Work instructions>
Using the records that follow, copy every line containing the word "this".

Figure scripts
┌────────

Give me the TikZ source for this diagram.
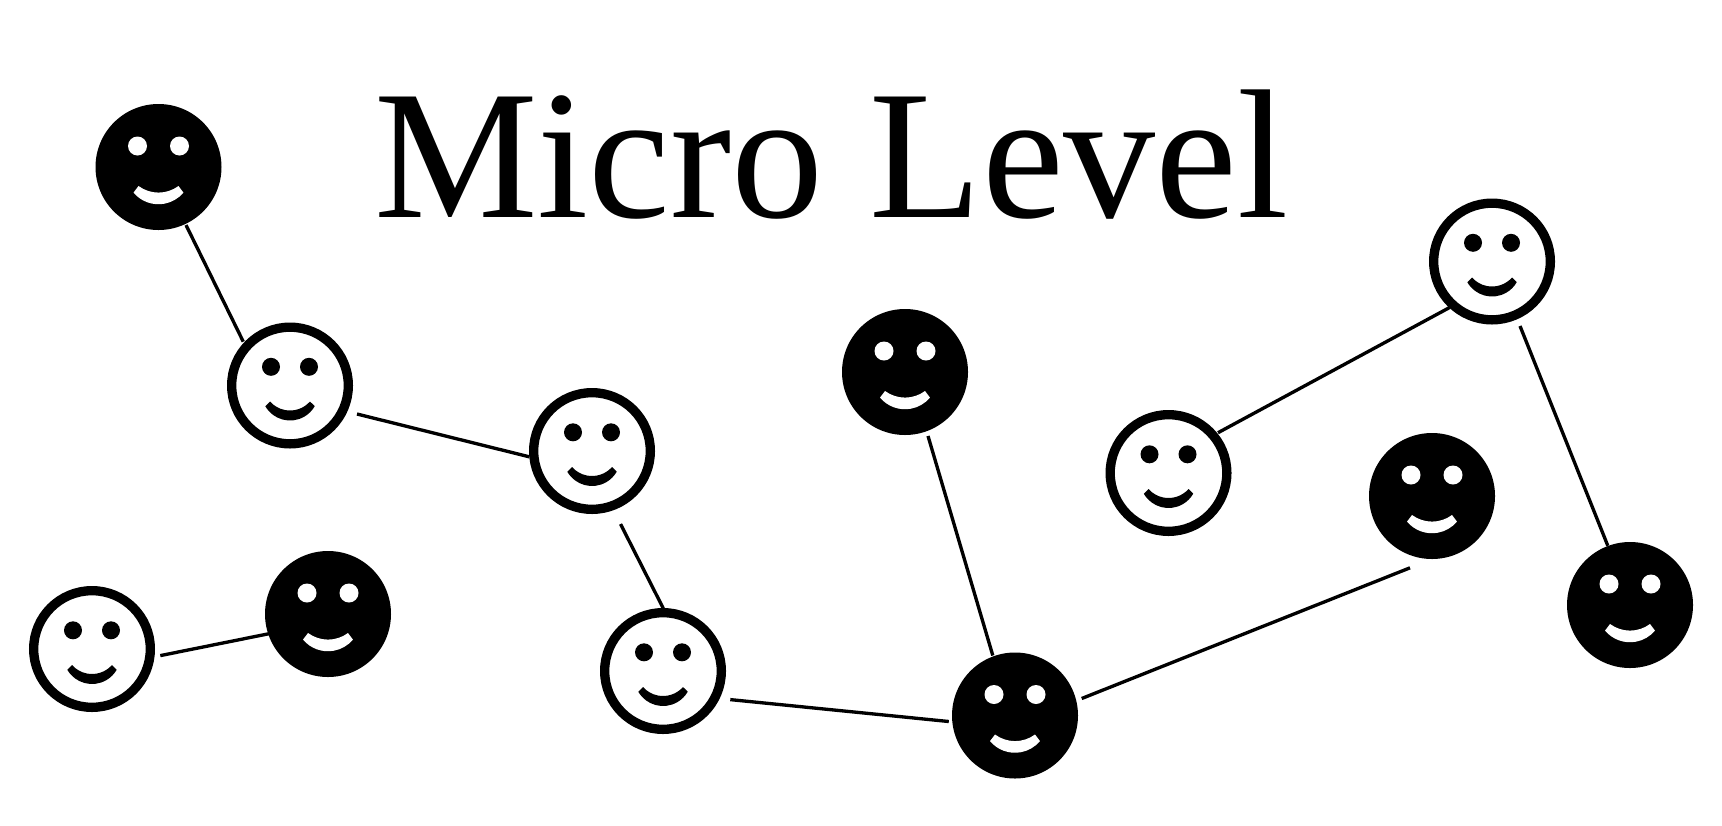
\documentclass[tikz,border=0pt]{standalone}
\usepackage{fontspec}
\setmainfont{Liberation Serif}
\tikzset{every picture/.style={line width=0.75pt}}
\tikzset{
darkhead/.style={circle, fill=black, draw=none, inner sep=0pt, outer sep=0pt, minimum size=94.5pt},
lighthead/.style={circle, fill=white, draw=black, line width=7pt, inner sep=0pt, minimum size=87.5pt},
link/.style={line width=2.5pt, line cap=butt},
darkface/.pic={
\fill [white] (-21,21) circle [radius=9.5] ;
\fill [white] (21,21) circle [radius=9.5] ;
\fill [white] (-25,-25.6) arc [start angle=220, end angle=320, radius=32.6] -- (20,-19) arc [start angle=306.5, end angle=233.5, radius=33.6] -- cycle ;
},
lightface/.pic={
\fill [black] (-19,18.7) circle [radius=9] ;
\fill [black] (19,18.7) circle [radius=9] ;
\fill [black] (-24.7,-20.7) arc [start angle=209.9, end angle=330.1, radius=28.5] -- (20,-16) arc [start angle=318.5, end angle=221.5, radius=26.7] -- cycle ;
}
}

\begin{document}
\begin{tikzpicture}[x=0.75pt,y=0.75pt,yscale=-1,xscale=1]
\useasboundingbox (0,0) rectangle (1722,825);

% Text Node
\node (title) [anchor=base west, inner sep=0pt, font=\fontsize{138pt}{138pt}\selectfont] at (373.5,217) {Micro Level};

%Shape: Dark heads
\node [darkhead] (dark1) at (158.5,167) {};
\node [darkhead] (dark2) at (905,372) {};
\node [darkhead] (dark3) at (1432,496) {};
\node [darkhead] (dark4) at (1630,605) {};
\node [darkhead] (dark5) at (1015,715.5) {};
\node [darkhead] (dark6) at (328,614) {};
%Shape: Light heads
\node [lighthead] (light1) at (290,385.5) {};
\node [lighthead] (light2) at (592,451) {};
\node [lighthead] (light3) at (663,671) {};
\node [lighthead] (light4) at (92,649) {};
\node [lighthead] (light5) at (1168.5,473) {};
\node [lighthead] (light6) at (1492,261.5) {};

%Faces
\pic at (dark1) {darkface};
\pic at (dark2) {darkface};
\pic at (dark3) {darkface};
\pic at (dark4) {darkface};
\pic at (dark5) {darkface};
\pic at (dark6) {darkface};
\pic at (light1) {lightface};
\pic at (light2) {lightface};
\pic at (light3) {lightface};
\pic at (light4) {lightface};
\pic at (light5) {lightface};
\pic at (light6) {lightface};

%Straight Lines
\draw [link] ([shift={(27.5,58)}]dark1.center) -- ([shift={(-46.7,-43.8)}]light1.center) ;
\draw [link] ([shift={(67,28.5)}]light1.center) -- ([shift={(-62.7,5.8)}]light2.center) ;
\draw [link] ([shift={(28.5,73)}]light2.center) -- ([shift={(0.3,-62.6)}]light3.center) ;
\draw [link] ([shift={(67.3,28.6)}]light3.center) -- ([shift={(-66.2,6)}]dark5.center) ;
\draw [link] ([shift={(23,64)}]dark2.center) -- ([shift={(-22.2,-60)}]dark5.center) ;
\draw [link] ([shift={(66.7,-17)}]dark5.center) -- ([shift={(-22,71.8)}]dark3.center) ;
\draw [link] ([shift={(49.5,-40.3)}]light5.center) -- ([shift={(-42.4,46)}]light6.center) ;
\draw [link] ([shift={(28,64.5)}]light6.center) -- ([shift={(-22.2,-59.2)}]dark4.center) ;
\draw [link] ([shift={(68.3,6.6)}]light4.center) -- ([shift={(-59,19.7)}]dark6.center) ;

\end{tikzpicture}
\end{document}
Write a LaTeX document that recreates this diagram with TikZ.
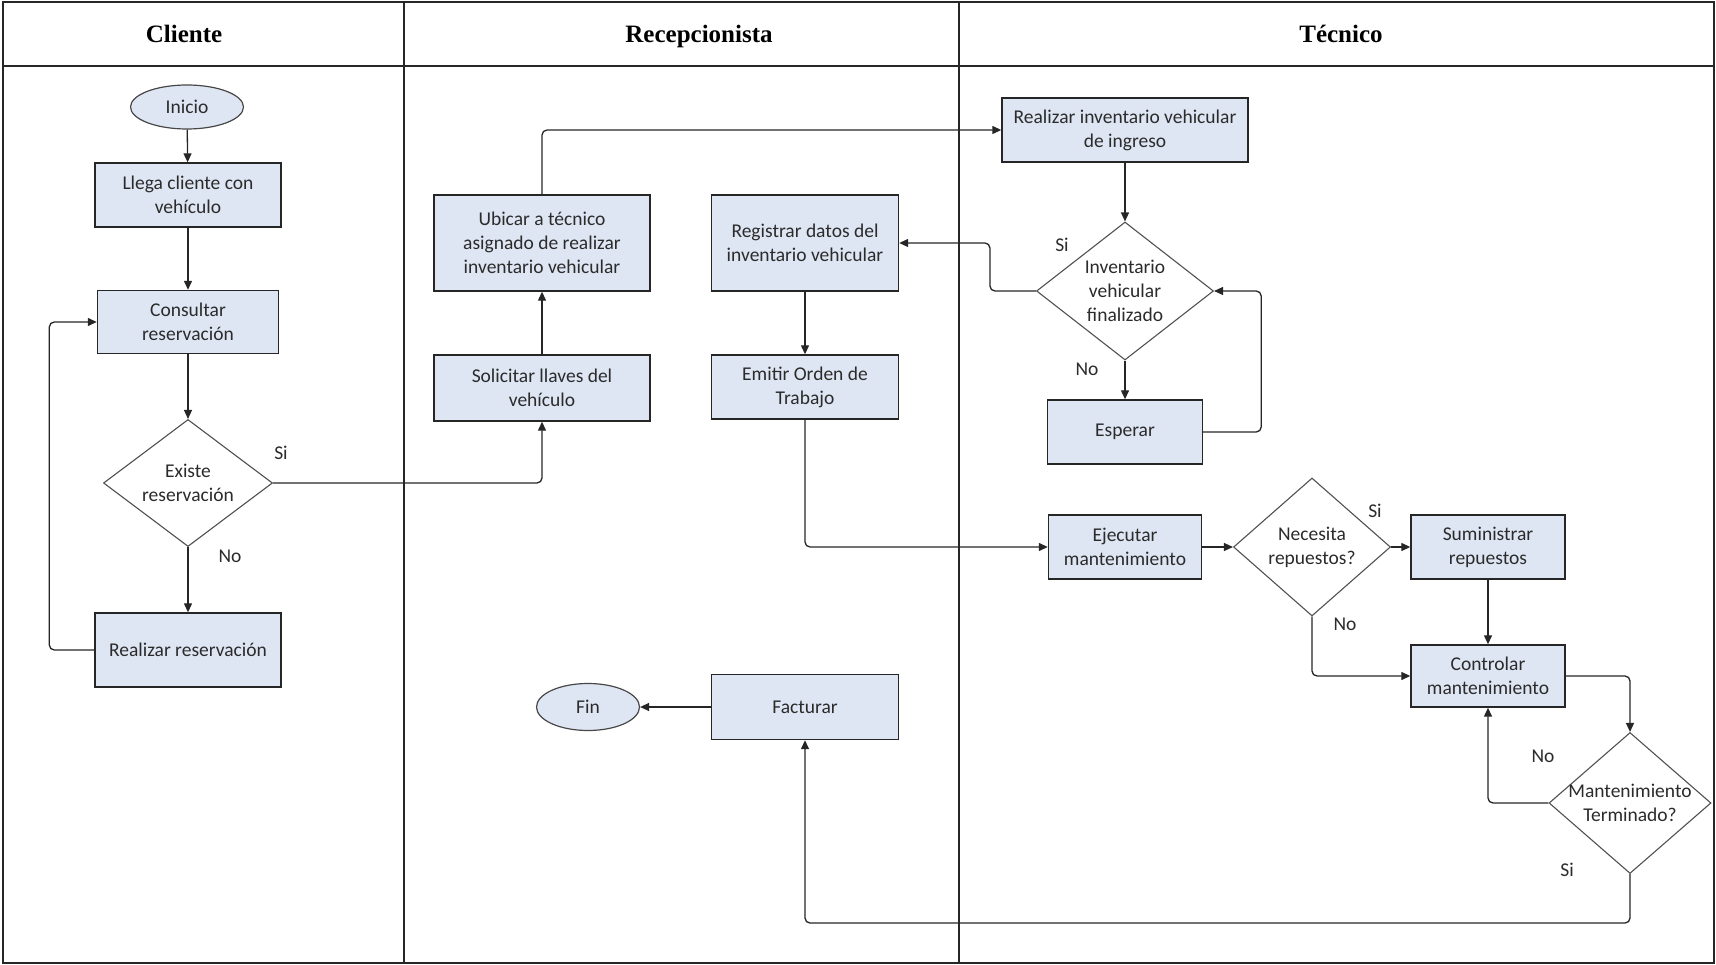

└────────

Full response>
Give me the TikZ source for this diagram.
Write a LaTeX document that recreates this diagram with TikZ.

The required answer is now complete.